I actually find myself agreeing with Andrew Keen. Today Keen responded to Patricia Cohen's NYTimes article on how the pending economic crisis will affect the humanities. Keen concludes:
What I do know for sure, however, is that academic humanists -- especially the younger ones with a bit of life left in them -- better upgrade themselves before they get totally swept away by the digital revolution. Their traditional monopoly on wisdom, humanistic or otherwise, is being undermined by the communications revolution of blogs, Facebook & Twitter. Rather than learning to quote Shakespeare or W.E.B. Du Bois, I would advise aspiring humanities scholars to learn how to build their own intellectual brands and distribute their ideas more broadly and relevantly. Just as the death of newspapers is forcing smart young journalists to become self-employed entrepreneurs, so the imminent crisis of academic humanity departments, which will eventually do away with the archaic tenure system, offers a great opportunity to rethink what it means to be a professional educator in the 21st century.

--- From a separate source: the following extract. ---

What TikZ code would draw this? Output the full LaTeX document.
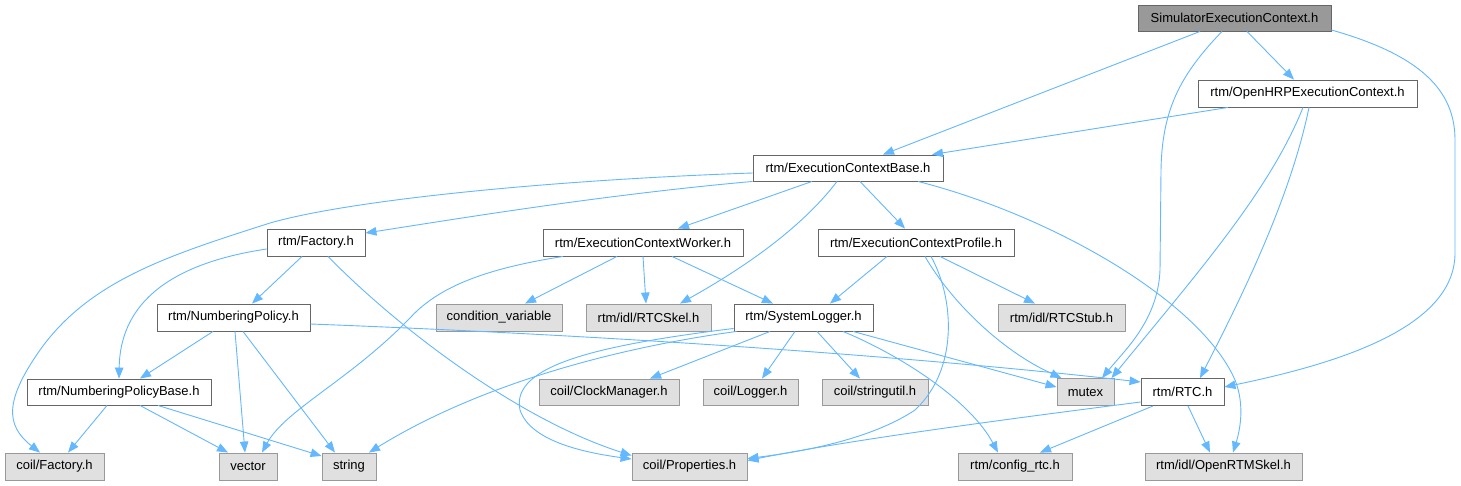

Leaving the sarcasm aside, I agree that contemporary academics have to do a better job building their relevance, and that we have an opportunity to rethink the profession of higher education. Actually, I think this work can be traced back to before the Web2.0 revolution: to Lyotard's critique of metanarratives of progress and knowledge. Jumping back to my Lanham post the other day, we need to reconsider Kant's fracturing of the professors' public and private lives. For Kant, the professor must, in the "public" of his intellectual discipline, speak freely. But in his "private" duties as teacher and citizen, s/he must obey. Hence the motto "think, but obey."
A few centuries later, I think that disjunction has lead to the circumstances that Richard M. Freeman, Massachusetts Commissioner of Higher Education (quoted from Cohen's article):
But what we haven’t paid a lot of attention to is how students can put those abilities effectively to use in the world. We’ve created a disjunction between the liberal arts and sciences and our role as citizens and professionals.

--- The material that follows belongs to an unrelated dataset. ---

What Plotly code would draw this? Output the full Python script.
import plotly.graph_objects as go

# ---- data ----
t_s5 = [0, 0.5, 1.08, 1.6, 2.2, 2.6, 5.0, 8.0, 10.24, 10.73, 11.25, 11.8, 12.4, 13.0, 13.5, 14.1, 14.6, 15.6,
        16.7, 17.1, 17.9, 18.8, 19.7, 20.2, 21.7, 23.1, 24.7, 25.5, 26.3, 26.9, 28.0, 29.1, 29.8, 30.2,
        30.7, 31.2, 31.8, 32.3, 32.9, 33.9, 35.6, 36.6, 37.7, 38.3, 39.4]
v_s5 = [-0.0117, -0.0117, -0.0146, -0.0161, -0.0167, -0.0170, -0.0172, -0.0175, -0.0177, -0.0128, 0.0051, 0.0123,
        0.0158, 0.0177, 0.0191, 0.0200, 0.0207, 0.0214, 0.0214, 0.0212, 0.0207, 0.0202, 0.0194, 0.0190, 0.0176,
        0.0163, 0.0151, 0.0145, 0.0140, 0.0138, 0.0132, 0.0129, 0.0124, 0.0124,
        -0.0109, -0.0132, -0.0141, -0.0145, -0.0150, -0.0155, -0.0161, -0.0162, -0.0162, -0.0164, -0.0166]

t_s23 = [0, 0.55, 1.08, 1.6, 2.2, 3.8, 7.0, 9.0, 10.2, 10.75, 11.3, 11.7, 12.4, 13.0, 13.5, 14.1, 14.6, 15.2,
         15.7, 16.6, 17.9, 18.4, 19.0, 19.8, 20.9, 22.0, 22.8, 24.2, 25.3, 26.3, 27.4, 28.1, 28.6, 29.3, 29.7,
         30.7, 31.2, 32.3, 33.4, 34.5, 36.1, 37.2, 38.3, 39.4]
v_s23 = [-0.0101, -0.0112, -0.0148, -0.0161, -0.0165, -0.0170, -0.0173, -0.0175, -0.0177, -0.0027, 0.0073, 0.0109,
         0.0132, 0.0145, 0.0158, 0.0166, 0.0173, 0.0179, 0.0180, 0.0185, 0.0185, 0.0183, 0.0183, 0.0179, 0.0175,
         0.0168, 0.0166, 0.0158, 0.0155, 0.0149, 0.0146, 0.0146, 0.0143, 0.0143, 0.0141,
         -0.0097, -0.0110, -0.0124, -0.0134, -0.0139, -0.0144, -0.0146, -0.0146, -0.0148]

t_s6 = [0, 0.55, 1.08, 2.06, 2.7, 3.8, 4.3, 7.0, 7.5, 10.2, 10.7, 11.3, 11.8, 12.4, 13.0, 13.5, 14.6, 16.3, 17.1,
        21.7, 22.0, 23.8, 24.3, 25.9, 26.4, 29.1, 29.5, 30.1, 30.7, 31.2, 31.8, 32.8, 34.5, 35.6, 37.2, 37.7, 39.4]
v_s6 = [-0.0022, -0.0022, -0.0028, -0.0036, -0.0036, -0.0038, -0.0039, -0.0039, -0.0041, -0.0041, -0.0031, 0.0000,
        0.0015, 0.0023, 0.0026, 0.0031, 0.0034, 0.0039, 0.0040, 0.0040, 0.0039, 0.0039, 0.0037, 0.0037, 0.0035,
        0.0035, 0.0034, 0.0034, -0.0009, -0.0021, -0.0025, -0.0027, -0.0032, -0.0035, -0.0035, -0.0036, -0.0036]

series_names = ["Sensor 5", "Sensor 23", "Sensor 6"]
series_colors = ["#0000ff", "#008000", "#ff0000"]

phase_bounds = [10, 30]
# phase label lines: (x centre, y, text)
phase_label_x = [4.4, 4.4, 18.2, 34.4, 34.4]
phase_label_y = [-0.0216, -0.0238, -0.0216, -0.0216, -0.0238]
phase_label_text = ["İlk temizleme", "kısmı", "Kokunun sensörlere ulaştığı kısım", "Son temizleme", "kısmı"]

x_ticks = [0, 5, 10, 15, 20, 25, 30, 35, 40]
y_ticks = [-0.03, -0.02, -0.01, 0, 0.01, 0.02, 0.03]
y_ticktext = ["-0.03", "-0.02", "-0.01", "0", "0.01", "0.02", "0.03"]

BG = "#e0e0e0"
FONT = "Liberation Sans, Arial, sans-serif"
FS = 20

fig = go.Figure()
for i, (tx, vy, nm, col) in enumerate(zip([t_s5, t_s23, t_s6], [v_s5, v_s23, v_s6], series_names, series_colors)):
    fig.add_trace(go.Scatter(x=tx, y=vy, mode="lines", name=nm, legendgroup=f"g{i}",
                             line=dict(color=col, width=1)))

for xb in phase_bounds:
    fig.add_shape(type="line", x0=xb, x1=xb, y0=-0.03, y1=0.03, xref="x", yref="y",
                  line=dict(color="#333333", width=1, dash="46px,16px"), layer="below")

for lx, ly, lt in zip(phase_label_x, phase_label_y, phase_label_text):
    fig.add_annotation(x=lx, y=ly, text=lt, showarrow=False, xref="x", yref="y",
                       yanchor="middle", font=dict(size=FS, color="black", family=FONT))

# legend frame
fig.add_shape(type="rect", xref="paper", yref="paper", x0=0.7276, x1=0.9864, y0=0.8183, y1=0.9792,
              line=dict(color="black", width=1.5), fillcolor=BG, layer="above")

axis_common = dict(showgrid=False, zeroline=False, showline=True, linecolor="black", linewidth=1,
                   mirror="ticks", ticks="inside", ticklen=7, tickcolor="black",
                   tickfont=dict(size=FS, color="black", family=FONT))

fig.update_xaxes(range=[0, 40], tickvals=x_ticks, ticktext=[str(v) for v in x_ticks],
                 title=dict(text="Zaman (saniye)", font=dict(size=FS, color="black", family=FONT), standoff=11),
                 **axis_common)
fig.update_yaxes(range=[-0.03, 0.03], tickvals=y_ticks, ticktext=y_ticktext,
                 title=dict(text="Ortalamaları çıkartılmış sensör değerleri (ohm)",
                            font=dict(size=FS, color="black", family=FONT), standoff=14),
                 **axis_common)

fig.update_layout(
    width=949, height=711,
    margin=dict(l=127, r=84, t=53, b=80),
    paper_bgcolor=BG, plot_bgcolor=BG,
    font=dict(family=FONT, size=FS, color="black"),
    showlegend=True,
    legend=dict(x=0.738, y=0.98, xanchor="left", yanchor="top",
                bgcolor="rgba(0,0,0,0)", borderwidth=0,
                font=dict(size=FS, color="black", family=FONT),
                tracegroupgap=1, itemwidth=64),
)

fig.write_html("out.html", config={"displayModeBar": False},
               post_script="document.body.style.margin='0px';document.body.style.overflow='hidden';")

Cohen concludes that "baldly marketing the humanities makes some in the field uneasy." But let's qualify this through Lanham: after the influence of the Modern Enlightenment, framing itself as something other than "stuff" makes the humanities uneasy. After the Modern Enlightenment, becoming a discipline founded upon praxis seems so inferior to being a discipline that focuses on production. Let's become something otherwise.